In essence, a fortune is being spent upgrading Auckland's rail network based on patronage forecasts that are fanciful and difficult to believe.  If they prove to be correct, then the network will be constrained without an underground loop (although the constraint will only be in the morning and evening peak - a few billion dollars for a few hours a day).  If wrong, then not only will an inner city underground loop be a destruction of wealth, but so will the electrification.

What is most damning is this statement from the review:

Significant parts of the Business Case assessment were not compliant with the procedures outlined in the NZTA‘s EEM for calculating transport benefits.

In other words, Auckland Council gerrymandered its assessment to suit its own needs.   That isn't even counting the gross exaggeration of wider economic benefits on a scale not seen on comparable projects in other countries.

The Green Party of course went along with this, at the same time as it damned the government for supporting road projects that - analysed correctly - had negative benefit/cost ratios.   

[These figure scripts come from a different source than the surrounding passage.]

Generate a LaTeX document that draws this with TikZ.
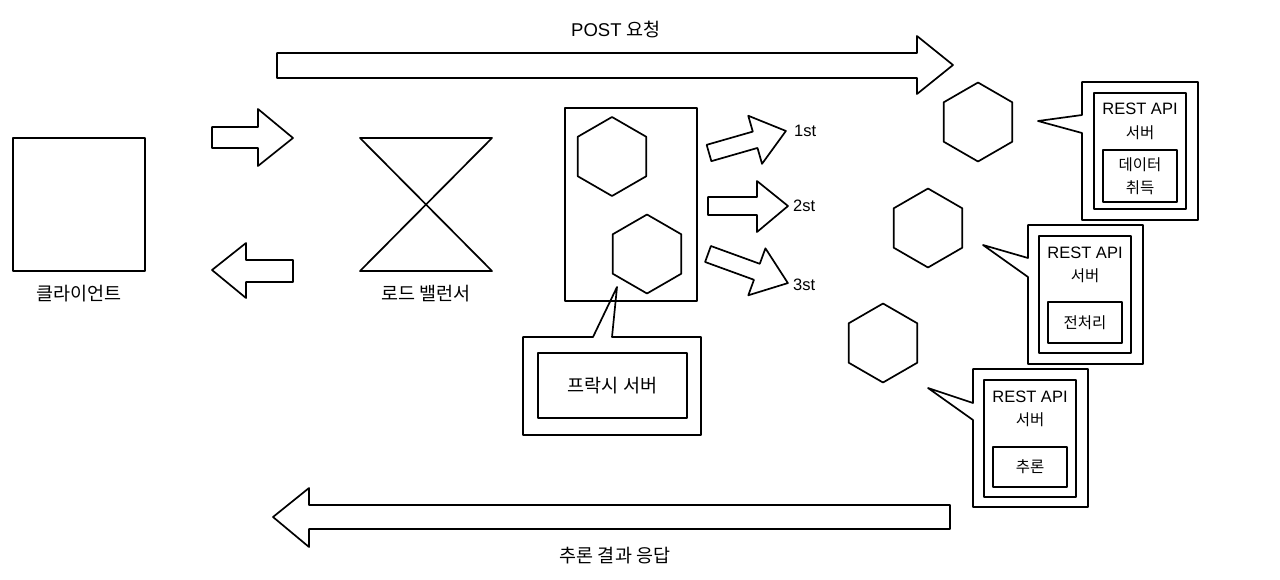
\documentclass[tikz,border=0pt]{standalone}
\usepackage{fontspec}
\setmainfont{Liberation Sans}
\newfontfamily\kr{Noto Sans CJK KR}
\usetikzlibrary{shapes.geometric}
\begin{document}
\begin{tikzpicture}[x=1pt,y=-1pt,
  ln/.style={line width=1.7pt, line join=round},
  box/.style={draw, ln, inner sep=0pt},
  hexa/.style={draw, ln, regular polygon, regular polygon sides=6, regular polygon rotate=30, minimum size=79pt, inner sep=0pt, outer sep=0pt},
  biglbl/.style={inner sep=0pt, font=\fontsize{18.5}{21}\selectfont},
  smalllbl/.style={inner sep=0pt, font=\fontsize{15.5}{18}\selectfont},
  latlbl/.style={inner sep=0pt, font=\fontsize{16.5}{19}\selectfont}]
\useasboundingbox (0,0) rectangle (1280,579);
\fill[white] (0,0) rectangle (1280,579);

% client
\node[box, minimum width=132pt, minimum height=133pt] (client) at (79,204.5) {};
\node[biglbl] (clientlbl) at (79,294) {\kr 클라이언트};

% load balancer
\coordinate (lb) at (426,204.5);
\draw[ln] (360,138) -- (492,138) -- (360,271) -- (492,271) -- cycle;
\node[biglbl] (lblbl) at (426,294) {\kr 로드 밸런서};

% client <-> LB arrows
\draw[ln] (212,127) -- (258,127) -- (258,109) -- (293,138) -- (258,166) -- (258,148) -- (212,148) -- cycle;
\draw[ln] (293,260) -- (246,260) -- (246,243) -- (212,270) -- (246,298) -- (246,282) -- (293,282) -- cycle;

% proxy box
\node[box, minimum width=132pt, minimum height=193pt] (proxy) at (631,204.5) {};
\node[hexa] (h1) at (612,156.5) {};
\node[hexa] (h2) at (647,254) {};

% proxy callout
\draw[ln] (523,337) -- (593,337) -- (617,287) -- (612,337) -- (701,337) -- (701,435) -- (523,435) -- cycle;
\node[box, minimum width=149pt, minimum height=65pt] (proxyin) at (612.5,385.5) {};
\node[biglbl] (proxylbl) at (612.5,385.5) {\kr 프락시 서버};

% 1st/2st/3st arrows
\begin{scope}[shift={(709,153)}, rotate=16]
\draw[ln] (0,-8.5) -- (48,-8.5) -- (48,-25) -- (80,0) -- (48,25) -- (48,8.5) -- (0,8.5) -- cycle;
\end{scope}
\draw[ln] (708,197) -- (757,197) -- (757,181) -- (788,206) -- (757,232) -- (757,215) -- (708,215) -- cycle;
\begin{scope}[shift={(708,254)}, rotate=-20]
\draw[ln] (0,-8.5) -- (52,-8.5) -- (52,-25) -- (85,0) -- (52,25) -- (52,8.5) -- (0,8.5) -- cycle;
\end{scope}
\node[latlbl, anchor=west] (first) at (794,131) {1st};
\node[latlbl, anchor=west] (second) at (793,206) {2st};
\node[latlbl, anchor=west] (third) at (793,285) {3st};

% top arrow
\draw[ln] (277,53) -- (917,53) -- (917,36) -- (953,65) -- (917,94) -- (917,78) -- (277,78) -- cycle;
\node[biglbl] (postlbl) at (616,30) {POST {\kr 요청}};

% bottom arrow
\draw[ln] (950,505) -- (309,505) -- (309,488) -- (273,517) -- (309,547) -- (309,529) -- (950,529) -- cycle;
\node[biglbl] (resplbl) at (615,556) {\kr 추론 결과 응답};

% right hexagons
\node[hexa] (ha) at (978,122) {};
\node[hexa] (hb) at (928,228) {};
\node[hexa] (hc) at (883,343) {};

% callout A
\draw[ln] (1082,82) -- (1198,82) -- (1198,220) -- (1082,220) -- (1082,133) -- (1038,121) -- (1082,115) -- cycle;
\node[box, minimum width=92pt, minimum height=116pt] (ain) at (1140,151) {};
\node[latlbl] (arest) at (1140,109) {REST API};
\node[smalllbl] (asrv) at (1140,133) {\kr 서버};
\node[box, minimum width=74pt, minimum height=52pt] (ainin) at (1140,176) {};
\node[smalllbl] (adata1) at (1140,165) {\kr 데이터};
\node[smalllbl] (adata2) at (1140,188) {\kr 취득};

% callout B
\draw[ln] (1028,225) -- (1143,225) -- (1143,364) -- (1028,364) -- (1028,277) -- (983,245) -- (1028,258) -- cycle;
\node[box, minimum width=92pt, minimum height=117pt] (bin) at (1085,294.5) {};
\node[latlbl] (brest) at (1085,253) {REST API};
\node[smalllbl] (bsrv) at (1085,276) {\kr 서버};
\node[box, minimum width=74pt, minimum height=41pt] (binin) at (1085,322.5) {};
\node[smalllbl] (bpre) at (1085,322.5) {\kr 전처리};

% callout C
\draw[ln] (973,369) -- (1088,369) -- (1088,507) -- (973,507) -- (973,420) -- (928,388) -- (973,403) -- cycle;
\node[box, minimum width=92pt, minimum height=117pt] (cin) at (1030,438.5) {};
\node[latlbl] (crest) at (1030,397) {REST API};
\node[smalllbl] (csrv) at (1030,420) {\kr 서버};
\node[box, minimum width=74pt, minimum height=40pt] (cinin) at (1030,467) {};
\node[smalllbl] (cinf) at (1030,467) {\kr 추론};
\end{tikzpicture}
\end{document}
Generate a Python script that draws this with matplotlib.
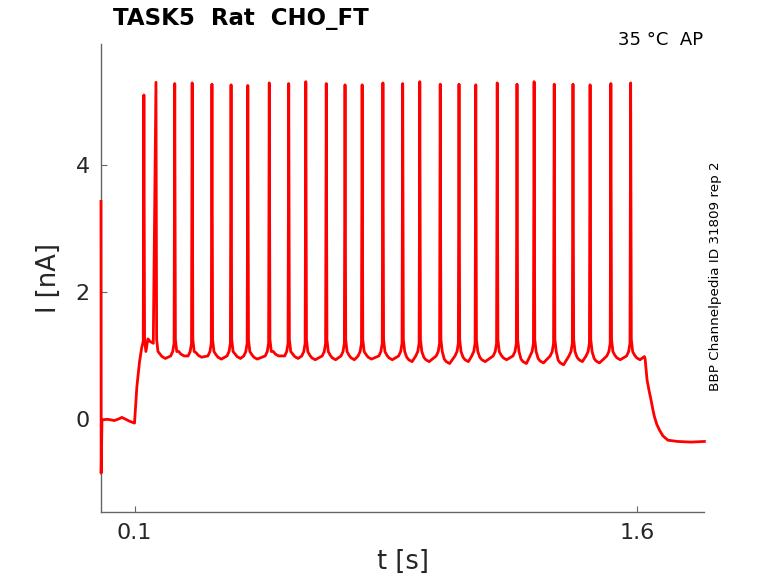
import numpy as np
import matplotlib
matplotlib.use("Agg")
import matplotlib.pyplot as plt

# spike train (time in s, current in nA)
spike_t = [0.128, 0.164, 0.220, 0.272, 0.331, 0.388, 0.438, 0.502, 0.560,
           0.611, 0.672, 0.728, 0.779, 0.841, 0.900, 0.951, 1.012, 1.068,
           1.118, 1.182, 1.241, 1.292, 1.352, 1.408, 1.459, 1.521, 1.580]
spike_peak = [5.11, 5.31, 5.29, 5.30, 5.28, 5.27, 5.26, 5.30, 5.29,
              5.32, 5.29, 5.27, 5.27, 5.30, 5.29, 5.32, 5.28, 5.28,
              5.27, 5.30, 5.28, 5.32, 5.28, 5.28, 5.27, 5.29, 5.30]
trough = [1.19, 0.95, 0.99, 0.97, 0.94, 0.95, 0.94, 0.99, 0.95,
          0.93, 0.93, 0.93, 0.94, 0.93, 0.90, 0.90, 0.87, 0.90,
          0.90, 0.93, 0.87, 0.88, 0.85, 0.90, 0.88, 0.93, 0.93]

# holding period, onset ramp and offset decay
pre_t = [0.0, 0.0005, 0.003, 0.02, 0.04, 0.055, 0.062, 0.07, 0.085, 0.1]
pre_i = [3.43, -0.86, -0.02, -0.01, -0.03, 0.0, 0.02, 0.0, -0.04, -0.07]
rise_t = [0.107, 0.115, 0.1215, 0.126]
rise_i = [0.50, 0.90, 1.12, 1.22]
end_t = [1.621, 1.623, 1.629, 1.635, 1.641, 1.646, 1.651, 1.658, 1.666,
         1.676, 1.691, 1.72, 1.76, 1.80]
end_i = [0.98, 0.95, 0.61, 0.44, 0.29, 0.15, 0.03, -0.09, -0.18,
         -0.27, -0.34, -0.36, -0.37, -0.36]

# shape of one spike cycle (offsets from spike time / levels)
pre_dt = [-0.012, -0.006, -0.002]
pre_lvl = [0.99, 1.06, 1.19]
post_dt = [0.002, 0.006, 0.012, 0.018, 0.028]
post_lvl = [1.25, 1.06]
post_rel = [0.07, 0.03, 0.0]

t = list(pre_t) + rise_t
y = list(pre_i) + rise_i
for k, (ts, pk, tr) in enumerate(zip(spike_t, spike_peak, trough)):
    if k > 1:
        t += [ts + d for d in pre_dt]
        y += pre_lvl
    t += [ts]
    y += [pk]
    t += [ts + d for d in post_dt]
    y += post_lvl + [tr + r for r in post_rel]
t += end_t
y += end_i

fig = plt.figure(figsize=(7.78, 5.83), dpi=100)
ax = fig.add_axes([0.1298, 0.1213, 0.7756, 0.8033])
ax.plot(t, y, color="#ff0000", lw=2.0, zorder=3, clip_on=False)

ax.set_xlim(0, 1.8)
ax.set_ylim(-1.478, 5.915)
ax.set_xticks([0.1, 1.6])
ax.set_xticklabels(["0.1", "1.6"])
ax.set_yticks([0, 2, 4])
for s in ["top", "right"]:
    ax.spines[s].set_visible(False)
for s in ["left", "bottom"]:
    ax.spines[s].set_color("#666666")
    ax.spines[s].set_linewidth(1.0)
ax.tick_params(direction="in", length=4.5, width=0.8, color="#666666",
               labelsize=16, labelcolor="#262626", pad=8)
ax.set_xlabel("t [s]", fontsize=18.5, color="#262626", labelpad=4)
ax.set_ylabel("I [nA]", fontsize=18.5, color="#262626", labelpad=10)

fig.text(113 / 778, 1 - 18 / 583, "TASK5  Rat  CHO_FT", fontsize=16.5,
         fontweight="bold", va="center", ha="left")
fig.text(703 / 778, 1 - 40 / 583, "35 °C  AP", fontsize=13,
         va="center", ha="right")
fig.text(716 / 778, 1 - 276 / 583, "BBP Channelpedia ID 31809 rep 2",
         fontsize=9.7, rotation=90, va="center", ha="center")

fig.savefig("out.png", dpi=100)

In short, the underground rail loop in central Auckland is a boondoggle. A complete waste of money that ranks alongside the grandious highway projects the government is funding north of Puhoi and north of Wellington.   Those who damn one should damn the other and vice versa.   For the government to embrace negative BCR "roads of National significance" but not the railway, is partly hypocritical.  Partly, because roads are funded from road users, railways are NEVER funded from rail users.  However, for the Greens, the Auckland Council and the railevangelists to damn the roads, but bow down to the altar of the railway is at least as hypocritical.  It is time for the railevangelists to be honest - their belief in rail is no more than that - a non-evidence based feeling that trains are good, better than buses and that whatever it takes to build railways is justifiable.  One need only read the Auckland transport blog regularly to see the evangelical enthusiasm for spending other people's money on new rail lines all over the place.  None of it is linked to demand forecasting, willingness to pay or economic evaluation - it is just a rail enthusiasts build-fest. 

Oh and the same should apply to road building too.